BBC News is not biased in Brexit reporting, says John Simpson
Robert Booth, Guardian, Aug 28 2018

Photo by Murdo Macleod, for the Graun. Behold a complacent prick – RB

BBC News is being unfairly attacked for bias as Britain goes through the nastiest period in its national life since 1945, according to John Simpson, its world affairs editor. The 74-year-old journalist has said he is fed up with the complaints and criticisms being directed at the corporation’s news output, which has been attacked by senior figures in the Conservative and Labour parties as well as campaigners on both sides of the Brexit debate. Simpson told the Radio Times:

(It isn’t just the extremists, but) the middle-of-the-roaders. Maybe it’s because they’re so used to social media, and hearing only the kind of views they like, that they’re enraged by having to listen to arguments they hate. At present it’s Brexit. Before that it was Scottish independence. People have allowed themselves to be persuaded that there’s something wrong with being given open and unbiased information from BBC journalists.

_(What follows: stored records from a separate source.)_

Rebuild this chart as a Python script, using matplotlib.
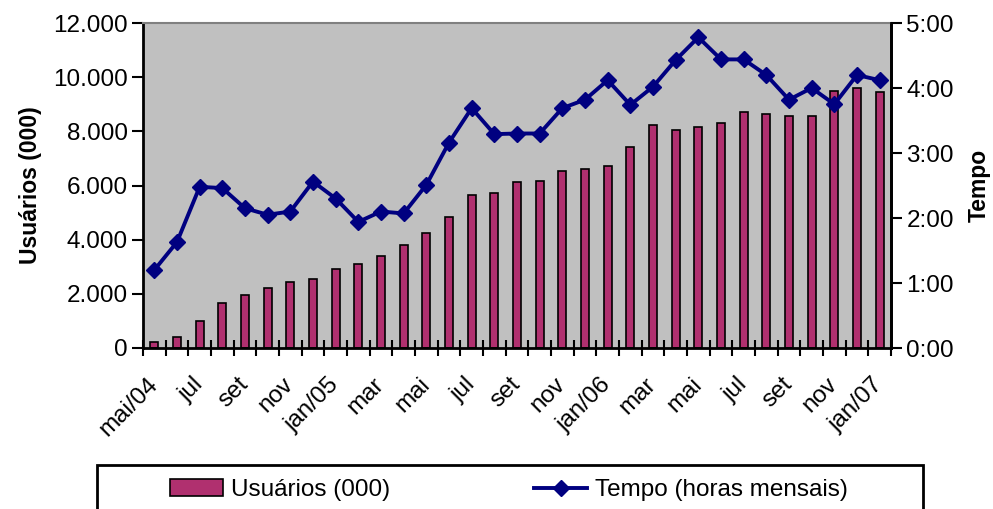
import matplotlib
matplotlib.use("Agg")
import matplotlib.pyplot as plt
from matplotlib.patches import Rectangle, Patch
from matplotlib.lines import Line2D
from matplotlib.ticker import FuncFormatter, FixedLocator
from matplotlib.transforms import ScaledTranslation
import numpy as np

plt.rcParams['font.family'] = ['Liberation Sans', 'DejaVu Sans']

# Monthly series, mai/04 .. jan/07
months = ["mai/04", "jun", "jul", "ago", "set", "out", "nov", "dez",
          "jan/05", "fev", "mar", "abr", "mai", "jun", "jul", "ago", "set", "out", "nov", "dez",
          "jan/06", "fev", "mar", "abr", "mai", "jun", "jul", "ago", "set", "out", "nov", "dez",
          "jan/07"]
usuarios = [230, 400, 1000, 1680, 1950, 2200, 2450, 2560, 2930, 3120, 3400, 3800,
            4230, 4820, 5650, 5730, 6140, 6160, 6530, 6600, 6730, 7430, 8230, 8050,
            8150, 8300, 8720, 8640, 8550, 8550, 9490, 9590, 9460]
tempo_horas = [1.20, 1.63, 2.48, 2.46, 2.15, 2.05, 2.10, 2.56, 2.30, 1.94, 2.10, 2.07,
               2.51, 3.16, 3.69, 3.29, 3.30, 3.30, 3.69, 3.82, 4.12, 3.74, 4.02, 4.43,
               4.78, 4.44, 4.44, 4.20, 3.82, 4.00, 3.75, 4.20, 4.12]

bar_color = "#B0306F"
line_color = "#000080"
fs = 17.5

W, H = 993, 509
fig = plt.figure(figsize=(W / 100, H / 100), dpi=100)
ax = fig.add_axes([143 / W, (H - 348) / H, (891 - 143) / W, (348 - 23) / H])
ax.set_facecolor("#C0C0C0")

x = np.arange(len(months))
ax.bar(x, usuarios, width=0.36, color=bar_color, edgecolor="black", linewidth=1.2, zorder=2)
ax.set_xlim(-0.5, len(months) - 0.5)
ax.set_ylim(0, 12000)
ax.set_yticks(np.arange(0, 12001, 2000))
ax.yaxis.set_major_formatter(FuncFormatter(lambda v, p: f"{int(v):,}".replace(",", ".")))
ax.set_ylabel("Usuários (000)", fontsize=16.5, fontweight="bold", labelpad=8)

# category boundaries as ticks, every other month labelled
ax.xaxis.set_minor_locator(FixedLocator(np.arange(-0.5, len(months), 1.0)))
ax.set_xticks(x[::2])
ax.set_xticklabels(months[::2], rotation=45, ha="right", va="center",
                   rotation_mode="anchor", fontsize=fs)
shift = ScaledTranslation(-7 / 72, -2 / 72, fig.dpi_scale_trans)
for lbl in ax.get_xticklabels():
    lbl.set_transform(lbl.get_transform() + shift)
ax.tick_params(axis="x", which="major", length=0, pad=24)
ax.tick_params(axis="x", which="minor", direction="inout", length=12, width=1.5)
ax.tick_params(axis="y", direction="out", length=8, width=1.5, labelsize=fs, pad=3)

for side in ("left", "bottom"):
    ax.spines[side].set_linewidth(2)
ax.spines["top"].set_color("#808080")
ax.spines["top"].set_linewidth(1.5)
ax.spines["right"].set_linewidth(2)

ax2 = ax.twinx()
ax2.plot(x, tempo_horas, color=line_color, linewidth=2.8, marker="D", markersize=8,
         markeredgecolor=line_color, zorder=3)
ax2.set_ylim(0, 5)
ax2.set_yticks(range(0, 6))
ax2.yaxis.set_major_formatter(FuncFormatter(lambda v, p: f"{int(v)}:00"))
ax2.tick_params(axis="y", direction="out", length=8, width=1.5, labelsize=fs, pad=3)
ax2.set_ylabel("Tempo", fontsize=16.5, fontweight="bold", labelpad=10)
ax2.spines["right"].set_linewidth(2)
ax2.spines["top"].set_visible(False)
ax2.spines["left"].set_visible(False)
ax2.spines["bottom"].set_visible(False)

# legend frame running off the bottom edge
fig.patches.append(Rectangle((97 / W, -0.05), (923 - 97) / W, (H - 465) / H + 0.05,
                             transform=fig.transFigure, fill=False,
                             edgecolor="black", linewidth=2))
handles = [Patch(facecolor=bar_color, edgecolor="black", linewidth=1.2),
           Line2D([], [], color=line_color, linewidth=2.8, marker="D", markersize=8)]
fig.legend(handles, ["Usuários (000)", "Tempo (horas mensais)"], ncol=2,
           loc="center left", bbox_to_anchor=(148 / W, (H - 490) / H),
           frameon=False, fontsize=fs, handlelength=2.2, handletextpad=0.33,
           columnspacing=5.9)

fig.savefig("out.png", dpi=100)
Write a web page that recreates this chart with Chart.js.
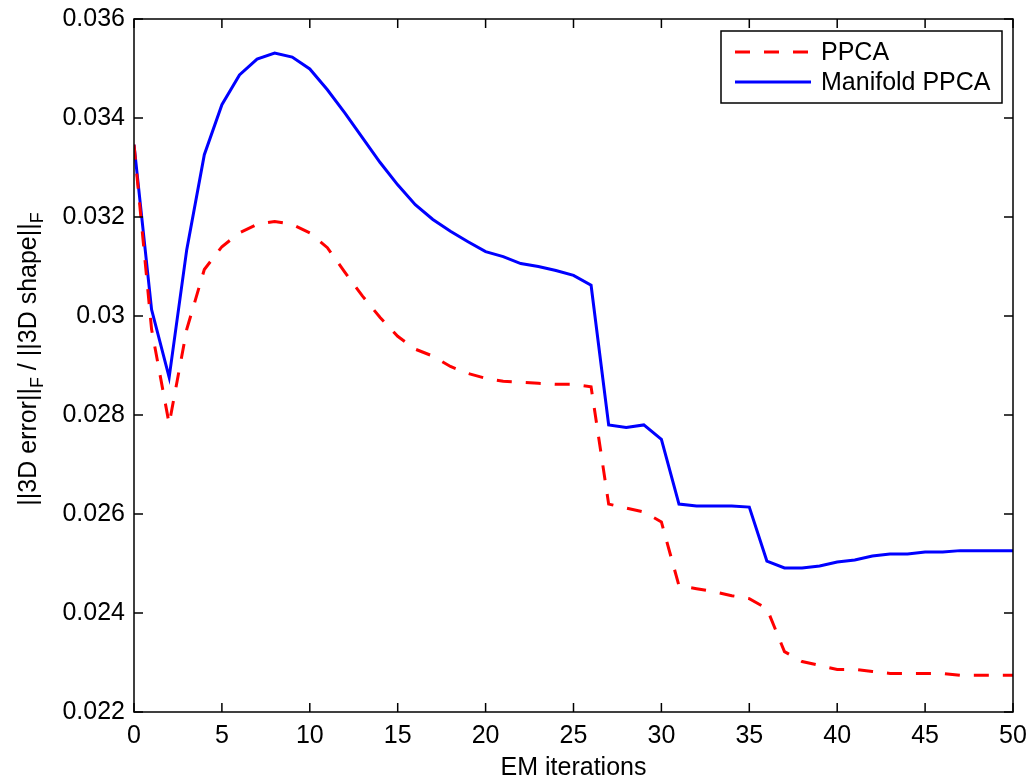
<html>
  <head>
    <script src="https://cdn.jsdelivr.net/npm/chart.js@4.4.0/dist/chart.umd.min.js"></script>
    <style>
      body {
        margin: 0;
        background: #fff;
      }
      #wrap {
        width: 1034px;
        height: 781px;
      }
    </style>
  </head>
  <body>
    <div id="wrap"><canvas id="chart" width="1034" height="781"></canvas></div>
    <script>
      const iterations = [
        0, 1, 2, 3, 4, 5, 6, 7, 8, 9, 10, 11, 12, 13, 14, 15, 16, 17, 18, 19,
        20, 21, 22, 23, 24, 25, 26, 27, 28, 29, 30, 31, 32, 33, 34, 35, 36, 37,
        38, 39, 40, 41, 42, 43, 44, 45, 46, 47, 48, 49, 50,
      ];
      const ppca = [
        0.03346, 0.02973, 0.02782, 0.02973, 0.03094, 0.0314, 0.03168, 0.03185,
        0.03191, 0.03185, 0.03168, 0.03138, 0.03088, 0.0304, 0.02997, 0.02959,
        0.02933, 0.02919, 0.02898, 0.02884, 0.02874, 0.02868, 0.02866, 0.02864,
        0.02862, 0.02862, 0.02857, 0.0262, 0.02612, 0.02604, 0.02584, 0.02455,
        0.02449, 0.02443, 0.02435, 0.02429, 0.02409, 0.02322, 0.02302, 0.02294,
        0.02286, 0.02286, 0.02282, 0.02278, 0.02278, 0.02278, 0.02278, 0.02274,
        0.02274, 0.02274, 0.02274,
      ];
      const manifold = [
        0.03346, 0.03013, 0.02876, 0.03134, 0.03326, 0.03427, 0.03487, 0.03519,
        0.03531, 0.03523, 0.03499, 0.03457, 0.0341, 0.0336, 0.0331, 0.03265,
        0.03225, 0.03195, 0.03171, 0.0315, 0.0313, 0.0312, 0.03106, 0.031,
        0.03092, 0.03082, 0.03062, 0.0278, 0.02775, 0.0278, 0.02751, 0.0262,
        0.02616, 0.02616, 0.02616, 0.02614, 0.02505, 0.02491, 0.02491, 0.02495,
        0.02503, 0.02507, 0.02515, 0.02519, 0.02519, 0.02523, 0.02523, 0.02526,
        0.02526, 0.02526, 0.02526,
      ];
      const x_ticks = [0, 5, 10, 15, 20, 25, 30, 35, 40, 45, 50];
      const y_ticks = [0.022, 0.024, 0.026, 0.028, 0.03, 0.032, 0.034, 0.036];

      const font_family = "'Liberation Sans', Arial, sans-serif";
      const font_size = 25;

      const to_points = (ys) => iterations.map((x, i) => ({ x: x, y: ys[i] }));

      // matlab-style box, inward ticks on all four sides
      const box_plugin = {
        id: "box",
        afterDatasetsDraw: (chart) => {
          const ctx = chart.ctx;
          const a = chart.chartArea;
          const xs = chart.scales.x;
          const ys = chart.scales.y;
          const tl = 9;
          ctx.save();
          ctx.strokeStyle = "#000";
          ctx.lineWidth = 1.5;
          ctx.beginPath();
          for (const t of x_ticks) {
            const px = xs.getPixelForValue(t);
            ctx.moveTo(px, a.bottom);
            ctx.lineTo(px, a.bottom - tl);
            ctx.moveTo(px, a.top);
            ctx.lineTo(px, a.top + tl);
          }
          for (const t of y_ticks) {
            const py = ys.getPixelForValue(t);
            ctx.moveTo(a.left, py);
            ctx.lineTo(a.left + tl, py);
            ctx.moveTo(a.right, py);
            ctx.lineTo(a.right - tl, py);
          }
          ctx.stroke();
          ctx.strokeRect(a.left, a.top, a.right - a.left, a.bottom - a.top);
          ctx.restore();
        },
      };

      const legend_plugin = {
        id: "matlab_legend",
        afterDraw: (chart) => {
          const ctx = chart.ctx;
          const x0 = 721, y0 = 31, w = 281, h = 72;
          ctx.save();
          ctx.fillStyle = "#fff";
          ctx.fillRect(x0, y0, w, h);
          ctx.strokeStyle = "#000";
          ctx.lineWidth = 1.5;
          ctx.strokeRect(x0, y0, w, h);
          ctx.font = `${font_size}px ${font_family}`;
          ctx.textBaseline = "middle";
          ctx.fillStyle = "#000";
          chart.data.datasets.forEach((ds, i) => {
            const y = 52 + i * 30;
            ctx.beginPath();
            ctx.strokeStyle = ds.borderColor;
            ctx.lineWidth = 3;
            ctx.setLineDash(ds.borderDash || []);
            ctx.moveTo(735, y);
            ctx.lineTo(811, y);
            ctx.stroke();
            ctx.setLineDash([]);
            ctx.fillText(ds.label, 821, y + 1);
          });
          ctx.restore();
        },
      };

      // axis titles; the y one needs subscripts
      const titles_plugin = {
        id: "titles",
        afterDraw: (chart) => {
          const ctx = chart.ctx;
          const a = chart.chartArea;
          ctx.save();
          ctx.fillStyle = "#000";
          ctx.font = `${font_size}px ${font_family}`;
          ctx.textAlign = "center";
          ctx.textBaseline = "alphabetic";
          ctx.fillText("EM iterations", (a.left + a.right) / 2, 775);

          const parts = [
            { t: "||3D error||", sub: false },
            { t: "F", sub: true },
            { t: " / ||3D shape||", sub: false },
            { t: "F", sub: true },
          ];
          const main_font = `${font_size}px ${font_family}`;
          const sub_font = `${Math.round(font_size * 0.72)}px ${font_family}`;
          let total = 0;
          for (const p of parts) {
            ctx.font = p.sub ? sub_font : main_font;
            p.w = ctx.measureText(p.t).width;
            total += p.w;
          }
          ctx.translate(36, 359);
          ctx.rotate(-Math.PI / 2);
          ctx.textAlign = "left";
          let x = -total / 2;
          for (const p of parts) {
            ctx.font = p.sub ? sub_font : main_font;
            ctx.fillText(p.t, x, p.sub ? 7 : 0);
            x += p.w;
          }
          ctx.restore();
        },
      };

      const fmt = (v) => String(parseFloat(Number(v).toFixed(3)));

      new Chart(document.getElementById("chart"), {
        type: "line",
        data: {
          datasets: [
            {
              label: "PPCA",
              data: to_points(ppca),
              borderColor: "#ff0000",
              borderWidth: 3,
              borderDash: [15, 14],
              pointRadius: 0,
              tension: 0,
              fill: false,
            },
            {
              label: "Manifold PPCA",
              data: to_points(manifold),
              borderColor: "#0000ff",
              borderWidth: 3,
              pointRadius: 0,
              tension: 0,
              fill: false,
            },
          ],
        },
        options: {
          responsive: false,
          animation: false,
          devicePixelRatio: 1,
          layout: { padding: { top: 19, right: 21, left: 0, bottom: 0 } },
          plugins: {
            legend: { display: false },
            tooltip: { enabled: false },
          },
          scales: {
            x: {
              type: "linear",
              min: 0,
              max: 50,
              afterBuildTicks: (s) => {
                s.ticks = x_ticks.map((v) => ({ value: v }));
              },
              afterFit: (s) => {
                s.height = 69;
                s.paddingLeft = 0;
                s.paddingRight = 0;
              },
              grid: { display: false, drawTicks: false },
              border: { display: false },
              ticks: {
                color: "#000",
                padding: 9,
                maxRotation: 0,
                font: { family: font_family, size: font_size },
                callback: (v) => fmt(v),
              },
            },
            y: {
              min: 0.022,
              max: 0.036,
              afterBuildTicks: (s) => {
                s.ticks = y_ticks.map((v) => ({ value: v }));
              },
              afterFit: (s) => {
                s.width = 134;
                s.paddingTop = 0;
                s.paddingBottom = 0;
              },
              grid: { display: false, drawTicks: false },
              border: { display: false },
              ticks: {
                color: "#000",
                padding: 9,
                font: { family: font_family, size: font_size },
                callback: (v) => fmt(v),
              },
            },
          },
        },
        plugins: [box_plugin, legend_plugin, titles_plugin],
      });
    </script>
  </body>
</html>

In recent days, leading politicians who have accused the BBC of bias on Twitter include the leader of the Scottish Conservatives, Ruth Davidson, and the Tory Brexiter MP John Redwood. The Labour peer Andrew Adonis has mounted a months-long campaign against BBC coverage of Brexit, complaining to OFCOM about the number of Question Time appearances by the former UKIP leader Nigel Farage and opposing the policy of the director general Lord Hall of no longer reporting on the binary choice of staying or leaving the EU but “accepting the government’s view that the decision is irreversible.” In July, the two BBC broadcasts that received the most complaints were both items on Newsnight and related to allegations of political bias. A total of 172 people complained that the programme’s presenter should not have described Facebook facilitating illegal campaigning by Vote Leave during the referendum as an “allegation”, and 109 people thought its coverage of claims of anti-Semitism within Labour was biased against the party. Simpson said:

It’s the broadcasters’ job to give people the range of opinions they won’t necessarily get in their newspapers, and it’s also our job to hold politicians’ feet to the fire, whether they like it or not.

He said he would like to see a fact-checking team attached to every single news programme, to counter each false statement that is made. Will Moy, the director of fact-checking organisation Full Fact, gave qualified support to Simpson’s view. He said Full Fact had noticed that people had become quicker to assume bad faith by the media, as opposed to genuine errors. Politicians have also worked out that they can use social media to communicate directly with their constituents, which allows them to avoid their messages being interrogated and challenged. Moy added:

The BBC is not perfect. There are reasonable criticisms to make, including that they don’t have enough people who understand what is going on on Brexit, although that is true of all media. The more we throw mud at these institutions, the more we risk obscuring the value of their effort to be a neutral voice for all of us. They can get things wrong without compromising their underlying ethics.

Simpson’s comments follow an argument between the Radio 4 Today programme presenter Nick Robinson and the LBC radio presenter and remain supporter James O’Brien. O’Brien said that in reality, impartiality in news coverage was all too often bias, since it required broadcasters to give false equivalence to those speaking objective truth and those making baseless assertions. Robinson countered that to follow that logic would create the circumstances for a British version of Fox News, the overtly right-wing Pindo network that presents pro-Trump opinion as fact.